- Do this
Your output is the lines from the first one to the one containing "from matplotlib.path import Path", repeated exactly, with images left out.

- Data segment
--- START ---

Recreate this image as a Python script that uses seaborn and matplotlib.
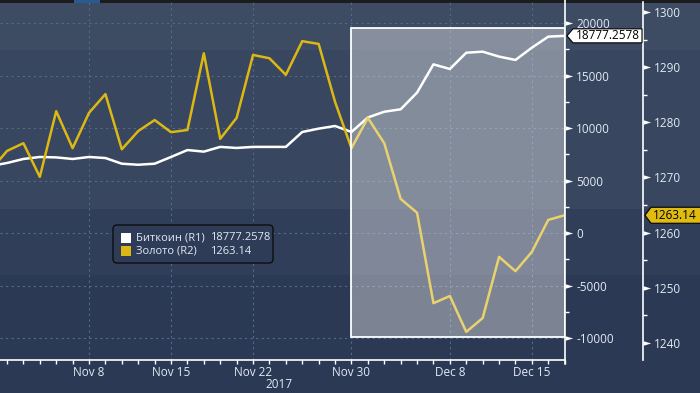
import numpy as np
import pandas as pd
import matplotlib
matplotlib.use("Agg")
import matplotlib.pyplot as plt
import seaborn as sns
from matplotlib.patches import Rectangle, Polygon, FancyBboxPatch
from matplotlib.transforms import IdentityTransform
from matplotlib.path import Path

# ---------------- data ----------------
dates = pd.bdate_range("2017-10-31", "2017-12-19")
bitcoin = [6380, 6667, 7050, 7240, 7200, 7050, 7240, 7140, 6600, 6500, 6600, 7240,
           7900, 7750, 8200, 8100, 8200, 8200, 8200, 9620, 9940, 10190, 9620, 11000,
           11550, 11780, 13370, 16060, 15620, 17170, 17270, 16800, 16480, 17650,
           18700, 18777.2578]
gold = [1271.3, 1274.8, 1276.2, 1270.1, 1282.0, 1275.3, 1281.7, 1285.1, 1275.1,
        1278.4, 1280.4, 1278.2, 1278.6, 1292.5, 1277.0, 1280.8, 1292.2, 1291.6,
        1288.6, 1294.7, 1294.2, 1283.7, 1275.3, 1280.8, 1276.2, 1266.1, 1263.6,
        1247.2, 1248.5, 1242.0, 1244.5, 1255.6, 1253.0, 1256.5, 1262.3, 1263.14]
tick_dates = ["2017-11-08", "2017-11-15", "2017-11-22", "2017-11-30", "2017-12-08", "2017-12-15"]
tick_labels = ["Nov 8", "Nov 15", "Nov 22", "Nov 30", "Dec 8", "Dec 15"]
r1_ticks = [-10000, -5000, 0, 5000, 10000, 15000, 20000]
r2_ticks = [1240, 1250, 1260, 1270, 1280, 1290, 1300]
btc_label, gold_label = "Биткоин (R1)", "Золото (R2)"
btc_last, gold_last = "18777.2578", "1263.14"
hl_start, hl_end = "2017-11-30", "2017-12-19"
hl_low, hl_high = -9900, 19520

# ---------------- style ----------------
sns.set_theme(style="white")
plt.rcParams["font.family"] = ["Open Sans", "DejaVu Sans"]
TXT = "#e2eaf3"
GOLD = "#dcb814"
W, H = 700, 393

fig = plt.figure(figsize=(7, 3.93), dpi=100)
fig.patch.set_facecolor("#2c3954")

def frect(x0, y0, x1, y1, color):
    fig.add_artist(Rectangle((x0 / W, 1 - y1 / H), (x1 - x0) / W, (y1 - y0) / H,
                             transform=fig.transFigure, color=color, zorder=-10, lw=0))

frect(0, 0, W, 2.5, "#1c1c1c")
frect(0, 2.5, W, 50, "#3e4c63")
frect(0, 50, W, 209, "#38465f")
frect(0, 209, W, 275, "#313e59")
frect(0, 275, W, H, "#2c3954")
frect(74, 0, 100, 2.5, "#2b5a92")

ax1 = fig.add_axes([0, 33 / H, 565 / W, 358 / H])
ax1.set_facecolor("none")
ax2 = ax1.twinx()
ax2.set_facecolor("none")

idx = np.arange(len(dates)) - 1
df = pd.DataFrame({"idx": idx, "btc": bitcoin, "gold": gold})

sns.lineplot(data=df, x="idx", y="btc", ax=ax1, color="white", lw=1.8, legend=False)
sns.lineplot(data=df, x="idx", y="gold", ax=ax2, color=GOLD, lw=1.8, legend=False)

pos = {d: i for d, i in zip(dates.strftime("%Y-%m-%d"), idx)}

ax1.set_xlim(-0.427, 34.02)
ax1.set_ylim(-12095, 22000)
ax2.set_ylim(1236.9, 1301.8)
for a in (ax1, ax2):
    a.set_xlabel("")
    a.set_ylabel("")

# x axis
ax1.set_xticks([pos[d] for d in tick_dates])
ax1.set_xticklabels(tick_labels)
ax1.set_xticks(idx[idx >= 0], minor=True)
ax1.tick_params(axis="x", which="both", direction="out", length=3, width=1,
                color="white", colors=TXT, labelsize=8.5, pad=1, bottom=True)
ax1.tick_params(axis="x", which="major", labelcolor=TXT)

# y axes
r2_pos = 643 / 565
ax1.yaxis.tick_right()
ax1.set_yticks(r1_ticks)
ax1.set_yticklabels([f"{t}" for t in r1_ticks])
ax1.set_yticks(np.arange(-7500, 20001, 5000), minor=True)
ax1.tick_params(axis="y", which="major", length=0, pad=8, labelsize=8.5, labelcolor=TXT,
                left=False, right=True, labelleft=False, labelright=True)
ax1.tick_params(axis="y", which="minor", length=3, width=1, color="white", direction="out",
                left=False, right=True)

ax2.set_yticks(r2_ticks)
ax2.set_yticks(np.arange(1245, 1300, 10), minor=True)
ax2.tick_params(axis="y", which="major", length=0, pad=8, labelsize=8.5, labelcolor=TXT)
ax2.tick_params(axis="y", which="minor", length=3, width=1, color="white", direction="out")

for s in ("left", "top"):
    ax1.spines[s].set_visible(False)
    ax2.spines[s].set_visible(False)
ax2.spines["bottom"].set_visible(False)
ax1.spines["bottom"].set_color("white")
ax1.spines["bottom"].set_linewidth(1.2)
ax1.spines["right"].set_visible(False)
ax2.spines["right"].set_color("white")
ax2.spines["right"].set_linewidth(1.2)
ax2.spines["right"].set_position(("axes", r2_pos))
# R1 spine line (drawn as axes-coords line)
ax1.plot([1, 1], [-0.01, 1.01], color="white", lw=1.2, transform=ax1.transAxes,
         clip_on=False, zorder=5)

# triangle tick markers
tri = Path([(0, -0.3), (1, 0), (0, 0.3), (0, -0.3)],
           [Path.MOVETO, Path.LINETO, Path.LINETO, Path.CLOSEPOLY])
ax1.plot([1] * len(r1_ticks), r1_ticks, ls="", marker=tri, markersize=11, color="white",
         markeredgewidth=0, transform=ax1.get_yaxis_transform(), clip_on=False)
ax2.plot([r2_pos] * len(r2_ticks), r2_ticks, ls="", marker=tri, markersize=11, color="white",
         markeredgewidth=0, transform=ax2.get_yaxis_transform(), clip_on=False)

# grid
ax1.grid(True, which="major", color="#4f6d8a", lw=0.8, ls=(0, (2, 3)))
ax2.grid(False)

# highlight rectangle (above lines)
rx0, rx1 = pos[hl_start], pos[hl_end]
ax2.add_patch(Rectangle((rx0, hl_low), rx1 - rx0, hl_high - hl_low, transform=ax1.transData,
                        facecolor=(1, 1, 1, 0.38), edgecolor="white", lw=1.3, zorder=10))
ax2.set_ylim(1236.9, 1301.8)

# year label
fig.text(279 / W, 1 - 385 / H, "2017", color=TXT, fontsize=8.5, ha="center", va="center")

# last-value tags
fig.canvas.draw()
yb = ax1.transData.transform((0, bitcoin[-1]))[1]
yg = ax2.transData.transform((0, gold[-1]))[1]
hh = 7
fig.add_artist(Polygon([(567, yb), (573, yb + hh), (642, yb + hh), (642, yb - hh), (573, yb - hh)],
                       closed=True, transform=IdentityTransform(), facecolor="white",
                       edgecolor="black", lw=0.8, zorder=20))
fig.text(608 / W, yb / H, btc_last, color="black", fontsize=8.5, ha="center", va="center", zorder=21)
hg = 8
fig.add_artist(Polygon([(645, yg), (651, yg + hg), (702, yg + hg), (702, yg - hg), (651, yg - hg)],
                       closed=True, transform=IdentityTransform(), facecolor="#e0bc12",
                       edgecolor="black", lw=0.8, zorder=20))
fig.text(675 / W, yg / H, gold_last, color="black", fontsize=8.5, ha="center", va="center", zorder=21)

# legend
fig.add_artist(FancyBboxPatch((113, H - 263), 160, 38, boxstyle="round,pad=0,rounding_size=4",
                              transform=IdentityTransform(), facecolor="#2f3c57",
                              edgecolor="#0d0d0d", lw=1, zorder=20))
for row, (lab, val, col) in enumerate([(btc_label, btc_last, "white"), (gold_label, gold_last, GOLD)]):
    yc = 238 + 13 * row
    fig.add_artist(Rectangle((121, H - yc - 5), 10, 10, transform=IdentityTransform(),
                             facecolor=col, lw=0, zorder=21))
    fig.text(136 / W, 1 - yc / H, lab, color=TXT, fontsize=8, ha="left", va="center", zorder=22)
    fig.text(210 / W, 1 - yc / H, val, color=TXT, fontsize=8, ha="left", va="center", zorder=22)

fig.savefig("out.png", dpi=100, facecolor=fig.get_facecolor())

--- END ---

- Answer to this exercise
Recreate this image as a Python script that uses seaborn and matplotlib.
import numpy as np
import pandas as pd
import matplotlib
matplotlib.use("Agg")
import matplotlib.pyplot as plt
import seaborn as sns
from matplotlib.patches import Rectangle, Polygon, FancyBboxPatch
from matplotlib.transforms import IdentityTransform
from matplotlib.path import Path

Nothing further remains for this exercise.